- _Given data_
= = = = =

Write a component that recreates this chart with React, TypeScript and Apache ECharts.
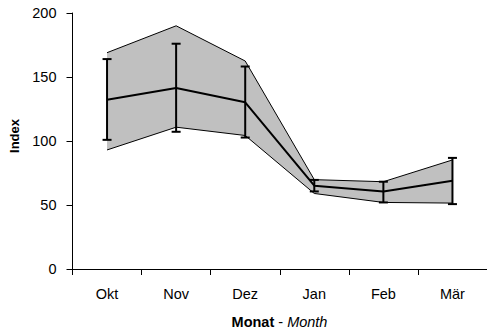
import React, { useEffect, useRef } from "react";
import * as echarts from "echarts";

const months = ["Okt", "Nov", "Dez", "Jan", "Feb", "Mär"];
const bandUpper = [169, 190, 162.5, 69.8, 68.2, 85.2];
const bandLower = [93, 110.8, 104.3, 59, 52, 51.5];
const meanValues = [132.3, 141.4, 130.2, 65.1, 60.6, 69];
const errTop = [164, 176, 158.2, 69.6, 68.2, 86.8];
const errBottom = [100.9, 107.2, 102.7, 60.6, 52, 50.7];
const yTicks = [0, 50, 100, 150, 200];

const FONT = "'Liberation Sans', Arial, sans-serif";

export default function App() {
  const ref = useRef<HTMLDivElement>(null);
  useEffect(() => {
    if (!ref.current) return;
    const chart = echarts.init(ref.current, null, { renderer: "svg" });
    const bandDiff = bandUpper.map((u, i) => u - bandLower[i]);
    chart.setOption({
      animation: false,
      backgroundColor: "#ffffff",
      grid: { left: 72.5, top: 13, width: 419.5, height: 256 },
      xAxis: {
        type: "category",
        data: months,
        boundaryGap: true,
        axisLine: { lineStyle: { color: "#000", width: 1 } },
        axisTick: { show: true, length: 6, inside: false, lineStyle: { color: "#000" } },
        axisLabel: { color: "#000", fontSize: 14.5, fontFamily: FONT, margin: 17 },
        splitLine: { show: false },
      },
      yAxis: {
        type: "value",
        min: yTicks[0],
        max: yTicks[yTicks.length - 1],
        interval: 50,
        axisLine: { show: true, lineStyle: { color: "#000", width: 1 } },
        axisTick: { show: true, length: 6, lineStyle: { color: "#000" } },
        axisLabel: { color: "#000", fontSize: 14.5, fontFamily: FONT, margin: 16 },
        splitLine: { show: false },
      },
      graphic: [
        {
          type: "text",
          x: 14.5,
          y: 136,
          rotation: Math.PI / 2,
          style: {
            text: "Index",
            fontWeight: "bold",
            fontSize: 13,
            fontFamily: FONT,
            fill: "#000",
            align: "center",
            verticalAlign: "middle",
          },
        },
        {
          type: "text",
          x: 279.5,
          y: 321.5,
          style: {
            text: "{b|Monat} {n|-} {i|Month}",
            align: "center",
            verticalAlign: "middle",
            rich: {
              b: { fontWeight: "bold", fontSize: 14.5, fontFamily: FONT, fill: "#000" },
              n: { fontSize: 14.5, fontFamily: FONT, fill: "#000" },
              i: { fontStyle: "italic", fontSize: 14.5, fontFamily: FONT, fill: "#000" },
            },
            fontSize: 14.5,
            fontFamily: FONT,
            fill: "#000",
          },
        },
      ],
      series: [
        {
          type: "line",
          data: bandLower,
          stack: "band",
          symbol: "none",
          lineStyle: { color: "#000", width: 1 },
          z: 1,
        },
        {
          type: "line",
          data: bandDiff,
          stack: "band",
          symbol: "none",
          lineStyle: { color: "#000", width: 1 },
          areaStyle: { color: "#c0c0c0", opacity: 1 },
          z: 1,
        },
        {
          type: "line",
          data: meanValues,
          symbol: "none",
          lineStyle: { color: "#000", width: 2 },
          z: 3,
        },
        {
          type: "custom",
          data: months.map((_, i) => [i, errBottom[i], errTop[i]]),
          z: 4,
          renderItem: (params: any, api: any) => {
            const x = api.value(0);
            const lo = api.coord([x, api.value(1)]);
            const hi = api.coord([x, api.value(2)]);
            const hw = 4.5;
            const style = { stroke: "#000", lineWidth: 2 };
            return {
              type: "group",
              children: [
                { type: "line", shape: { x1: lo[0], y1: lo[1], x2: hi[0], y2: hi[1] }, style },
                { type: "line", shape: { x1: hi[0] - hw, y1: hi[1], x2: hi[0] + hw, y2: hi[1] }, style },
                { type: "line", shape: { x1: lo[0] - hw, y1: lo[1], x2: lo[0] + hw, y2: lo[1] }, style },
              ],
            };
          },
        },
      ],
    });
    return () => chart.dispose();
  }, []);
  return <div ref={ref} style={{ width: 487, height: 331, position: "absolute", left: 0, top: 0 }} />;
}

= = = = =

- _Exercise aim_
Everything from the first line of the listing above through the line that contains "import * as" is to be restated word for word, minus the pictures.

- _Task response_
Write a component that recreates this chart with React, TypeScript and Apache ECharts.
import React, { useEffect, useRef } from "react";
import * as echarts from "echarts";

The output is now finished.